Community standards (what we expect)

These rules mirror what we recommend in chat and on dates. They are not legal advice; they are practical boundaries that keep interactions respectful.

  1. Consent first. Only proceed when both sides clearly want to. “Maybe” or silence means stop or slow down.
  2. No harassment. Repeated contact after someone asked to stop, threats, or sexual coercion are never acceptable.
  3. No minors, no non-consensual content. We do not host or link to illegal material. Report suspected exploitation to local authorities.
  4. Honest intent. Misleading profiles (fake age, stolen photos, catfishing) erode trust — we call that out in our guides.
  5. Privacy of others. Do not share screenshots, real names, or workplaces without explicit agreement.

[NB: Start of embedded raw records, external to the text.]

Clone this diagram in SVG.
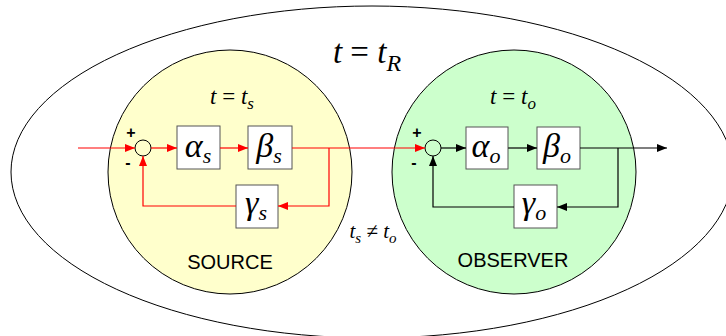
<svg xmlns="http://www.w3.org/2000/svg" width="726" height="336" viewBox="0 0 726 336">
<style>
.lab{font-family:'Liberation Sans',Arial,sans-serif;font-size:20px;fill:#000;text-anchor:middle}
.sg{font-family:'Liberation Sans',Arial,sans-serif;font-size:16px;font-weight:bold;fill:#000}
.box{fill:#fff;stroke:#555;stroke-width:1}
.sum{fill:none;stroke:#000;stroke-width:1}
.r{fill:none;stroke:#f00;stroke-width:1.2}
.k{fill:none;stroke:#000;stroke-width:1.2}
</style>
<defs>
<marker id="ar" markerUnits="userSpaceOnUse" markerWidth="11" markerHeight="9" refX="10" refY="4" orient="auto"><path d="M0,0 L10,4 L0,8 z" fill="#f00"/></marker>
<marker id="ak" markerUnits="userSpaceOnUse" markerWidth="11" markerHeight="9" refX="10" refY="4" orient="auto"><path d="M0,0 L10,4 L0,8 z" fill="#000"/></marker>
</defs>
<g id="outer">
<ellipse cx="372" cy="172" rx="361" ry="166" fill="#fff" stroke="#000" stroke-width="1"/>
<text font-family="Liberation Serif, Times New Roman, serif" x="367" y="63" text-anchor="middle" font-size="33"><tspan font-style="italic">t</tspan> = <tspan font-style="italic">t</tspan><tspan font-style="italic" font-size="24" dy="8">R</tspan></text>
</g>
<g id="source">
<circle cx="230" cy="172" r="122" fill="#ffffcc" stroke="#000" stroke-width="1"/>
<text font-family="Liberation Serif, Times New Roman, serif" x="232" y="104" text-anchor="middle" font-size="23"><tspan font-style="italic">t</tspan> = <tspan font-style="italic">t</tspan><tspan font-style="italic" font-size="17" dy="5">s</tspan></text>
<text class="lab" x="230" y="269">SOURCE</text>
</g>
<g id="observer">
<circle cx="514" cy="172" r="122" fill="#ccffcc" stroke="#000" stroke-width="1"/>
<text font-family="Liberation Serif, Times New Roman, serif" x="513" y="104" text-anchor="middle" font-size="23"><tspan font-style="italic">t</tspan> = <tspan font-style="italic">t</tspan><tspan font-style="italic" font-size="17" dy="5">o</tspan></text>
<text class="lab" x="513" y="267">OBSERVER</text>
</g>
<g id="neq">
<text font-family="Liberation Serif, Times New Roman, serif" x="373" y="238" text-anchor="middle" font-size="21"><tspan font-style="italic">t</tspan><tspan font-style="italic" font-size="15" dy="5">s</tspan><tspan dy="-5"> ≠ </tspan><tspan font-style="italic">t</tspan><tspan font-style="italic" font-size="15" dy="5">o</tspan></text>
</g>
<g id="sum_s">
<circle class="sum" cx="143" cy="148" r="8"/>
<text class="sg" x="131" y="138" text-anchor="middle">+</text>
<text class="sg" x="128" y="168" text-anchor="middle">-</text>
</g>
<g id="alpha_s">
<rect class="box" x="177" y="126" width="43" height="43"/>
<text font-family="Liberation Serif, Times New Roman, serif" font-style="italic" x="198" y="157" text-anchor="middle" font-size="34">α<tspan font-size="22" dy="6">s</tspan></text>
</g>
<g id="beta_s">
<rect class="box" x="248" y="126" width="44" height="43"/>
<text font-family="Liberation Serif, Times New Roman, serif" font-style="italic" x="269" y="157" text-anchor="middle" font-size="34">β<tspan font-size="22" dy="6">s</tspan></text>
</g>
<g id="gamma_s">
<rect class="box" x="236" y="185" width="42" height="43"/>
<text font-family="Liberation Serif, Times New Roman, serif" font-style="italic" x="256" y="214" text-anchor="middle" font-size="34">γ<tspan font-size="22" dy="6">s</tspan></text>
</g>
<g id="sum_o">
<circle class="sum" cx="433" cy="148" r="8"/>
<text class="sg" x="417" y="138" text-anchor="middle">+</text>
<text class="sg" x="414" y="168" text-anchor="middle">-</text>
</g>
<g id="alpha_o">
<rect class="box" x="466" y="127" width="42" height="42"/>
<text font-family="Liberation Serif, Times New Roman, serif" font-style="italic" x="486" y="157" text-anchor="middle" font-size="34">α<tspan font-size="22" dy="6">o</tspan></text>
</g>
<g id="beta_o">
<rect class="box" x="537" y="127" width="43" height="42"/>
<text font-family="Liberation Serif, Times New Roman, serif" font-style="italic" x="557" y="157" text-anchor="middle" font-size="34">β<tspan font-size="22" dy="6">o</tspan></text>
</g>
<g id="gamma_o">
<rect class="box" x="514" y="185" width="43" height="43"/>
<text font-family="Liberation Serif, Times New Roman, serif" font-style="italic" x="534" y="214" text-anchor="middle" font-size="34">γ<tspan font-size="22" dy="6">o</tspan></text>
</g>
<g id="connectors">
<path class="r" d="M78,148 H135" marker-end="url(#ar)"/>
<path class="r" d="M151,148 H177" marker-end="url(#ar)"/>
<path class="r" d="M220,148 H248" marker-end="url(#ar)"/>
<path class="r" d="M292,148 H425" marker-end="url(#ar)"/>
<path class="r" d="M329,148 V206 H278" marker-end="url(#ar)"/>
<path class="r" d="M236,206 H143 V156" marker-end="url(#ar)"/>
<path class="k" d="M441,148 H466" marker-end="url(#ak)"/>
<path class="k" d="M508,148 H537" marker-end="url(#ak)"/>
<path class="k" d="M580,148 H667" marker-end="url(#ak)"/>
<path class="k" d="M618,148 V207 H557" marker-end="url(#ak)"/>
<path class="k" d="M514,207 H433 V156" marker-end="url(#ak)"/>
</g>
</svg>
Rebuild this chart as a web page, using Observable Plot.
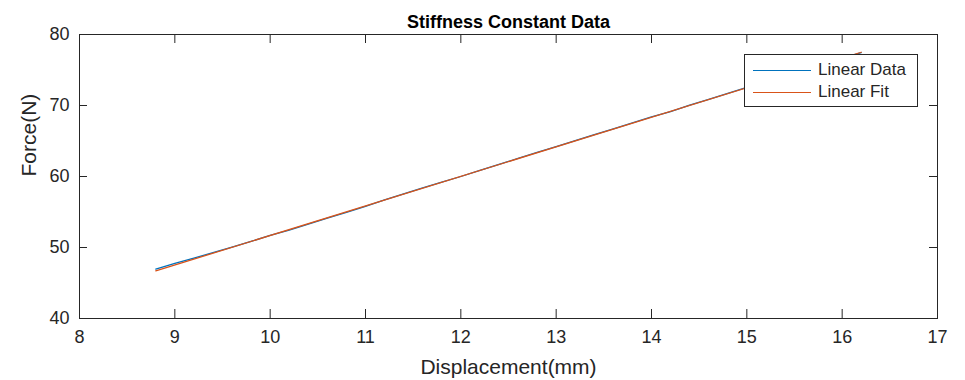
<!DOCTYPE html>
<html>
<head>
<meta charset="utf-8">
<script src="https://cdn.jsdelivr.net/npm/d3@7"></script>
<script src="https://cdn.jsdelivr.net/npm/@observablehq/plot@0.6"></script>
<style>
  body { margin: 0; background: #fff; }
  #wrap { position: relative; width: 965px; height: 380px; font-family: "Liberation Sans", Arial, Helvetica, sans-serif; }
  #legend { position: absolute; left: 744px; top: 54px; width: 172px; height: 51px; background: #fff; border: 1px solid #262626; }
  .row { position: absolute; left: 8px; height: 22px; display: flex; align-items: center; font-size: 17px; color: #262626; }
  .swatch { width: 58px; height: 0; border-top: 1.2px solid; margin-right: 7px; }
</style>
</head>
<body>
<div id="wrap"></div>
<script>
const title = "Stiffness Constant Data";
const xLabel = "Displacement(mm)";
const yLabel = "Force(N)";
const xTicks = [8, 9, 10, 11, 12, 13, 14, 15, 16, 17];
const yTicks = [40, 50, 60, 70, 80];
const seriesNames = ["Linear Data", "Linear Fit"];
const seriesColors = ["#0072BD", "#D95319"];

// Measured data (displacement mm, force N)
const dataX = [8.8, 9.0, 9.2, 9.4, 9.6, 9.8, 10.0, 10.2, 10.4, 10.6, 10.8, 11.0, 11.2, 11.4, 11.6, 11.8, 12.0, 12.2, 12.4, 12.6, 12.8, 13.0, 13.2, 13.4, 13.6, 13.8, 14.0, 14.2, 14.4, 14.6, 14.8, 15.0, 15.2, 15.4, 15.6, 15.8, 16.0, 16.2];
const dataY = [46.95, 47.75, 48.50, 49.28, 50.05, 50.85, 51.70, 52.45, 53.30, 54.15, 54.95, 55.80, 56.70, 57.55, 58.40, 59.20, 60.00, 60.85, 61.70, 62.55, 63.40, 64.20, 65.05, 65.90, 66.70, 67.55, 68.40, 69.15, 70.05, 70.85, 71.70, 72.55, 73.35, 74.20, 75.00, 75.85, 76.65, 77.45];
// Linear fit endpoints
const fitX = [8.8, 16.2];
const fitY = [46.7, 77.5];

const dataRows = dataX.map((x, i) => ({x, y: dataY[i]}));
const fitRows = fitX.map((x, i) => ({x, y: fitY[i]}));

const W = 965, H = 380, mL = 79, mR = 28, mT = 34, mB = 62;
const fw = W - mL - mR, fh = H - mT - mB;
const ink = "#262626";
const tx = 9, ty = 8;

const chart = Plot.plot({
  width: W, height: H,
  marginLeft: mL, marginRight: mR, marginTop: mT, marginBottom: mB,
  style: {fontFamily: '"Liberation Sans", Arial, Helvetica, sans-serif', color: ink, background: "#fff"},
  x: {domain: [8, 17]},
  y: {domain: [40, 80]},
  marks: [
    Plot.line(dataRows, {x: "x", y: "y", stroke: seriesColors[0], strokeWidth: 1.3}),
    Plot.line(fitRows, {x: "x", y: "y", stroke: seriesColors[1], strokeWidth: 1.3}),
    Plot.frame({stroke: ink, strokeWidth: 1}),
    Plot.ruleX(xTicks, {x: d => d, insetTop: fh - tx, stroke: ink}),
    Plot.ruleX(xTicks, {x: d => d, insetBottom: fh - tx, stroke: ink}),
    Plot.ruleY(yTicks, {y: d => d, insetRight: fw - ty, stroke: ink}),
    Plot.ruleY(yTicks, {y: d => d, insetLeft: fw - ty, stroke: ink}),
    Plot.axisX({ticks: xTicks, tickSize: 0, tickPadding: 12, fontSize: 18, label: null, fill: ink}),
    Plot.axisY({ticks: yTicks, tickSize: 0, tickPadding: 10, fontSize: 18, label: null, fill: ink}),
    Plot.text([xLabel], {text: d => d, frameAnchor: "bottom", lineAnchor: "bottom", dy: 55, fontSize: 21, fill: ink}),
    Plot.text([yLabel], {text: d => d, frameAnchor: "left", rotate: -90, lineAnchor: "top", dx: -58, fontSize: 21, fill: ink}),
    Plot.text([title], {text: d => d, frameAnchor: "top", lineAnchor: "bottom", dy: -7, fontSize: 18, fontWeight: "bold", fill: "#000"})
  ]
});

const wrap = document.getElementById("wrap");
wrap.appendChild(chart);
const legend = document.createElement("div");
legend.id = "legend";
seriesNames.forEach((name, i) => {
  const row = document.createElement("div");
  row.className = "row";
  row.style.top = (4 + i * 22) + "px";
  const sw = document.createElement("span");
  sw.className = "swatch";
  sw.style.borderTopColor = seriesColors[i];
  const t = document.createElement("span");
  t.textContent = name;
  row.appendChild(sw);
  row.appendChild(t);
  legend.appendChild(row);
});
wrap.appendChild(legend);
</script>
</body>
</html>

The 5 principles (everyday practice)

  • Separate contexts: use a separate browser profile or device area, dedicated email, and fixed time windows so dating activity does not bleed into work or family screens.
  • Reduce notifications: turn off lock-screen previews, use Focus / Do Not Disturb, and disable banner alerts for dating apps in shared spaces.
  • Minimize data: skip employer, exact address, and daily routine in your profile; crop or blur identifying backgrounds in photos.
  • Communicate calmly: pressure to meet, send intimate images, or “prove” trust is a red flag. You do not owe a debate.
  • Review monthly: cloud photo backup, browser sync, shared tablets, and app permissions — one short check prevents leaks.
Safety and privacy on Wethunt

Before meeting someone (checklist)

1. Public first

First meeting in a busy café or similar. Avoid home addresses until you have consistent, respectful behaviour over time.

2. Tell one person

Share approximate location and time with a friend you trust (without oversharing private details of the date).

3. Own transport

Keep control of how you leave. If you feel off, you can exit without depending on the other person.

4. Substances

Stay clear enough to notice red flags. Don’t accept open drinks from strangers; pace yourself.

5. Intimacy boundaries

Agree only to what you want. You can change your mind at any time; a good partner accepts that without argument.

6. Aftercare

If something felt wrong, document time/messages (for yourself), block if needed, and see Support.

Safe communication

Set the frame early

Mention discretion, your pace, and boundaries in one or two sentences. It filters mismatches early.

No boundary tests

Requests for “proof” of attraction, urgent money asks, or moving to external apps in the first message are common risk patterns.

End clearly

Short goodbye is enough. Blocking after repeated pressure is reasonable — you don’t owe a long explanation.

Photos & identity

No identifying details

Badges, unique tattoos visible to colleagues, house numbers, and licence plates in reflections can deanonymize you.

Reverse image search

If someone’s photos look too polished, run a quick search — scammers often reuse stock or stolen images.

Cloud & backups

Disable auto-upload for your dating folder if your camera roll syncs to family cloud accounts.

Wethunt content & moderation

What we publish: English-language guides for adults (18+). We update articles when safety best practices change (e.g. OS privacy settings).

What we don’t do: We are not a law firm or crisis hotline. For emergencies, contact local emergency services.

Partner platform: Registration may redirect to an independent partner service. Their rules and reporting tools apply there — check their help centre after sign-up.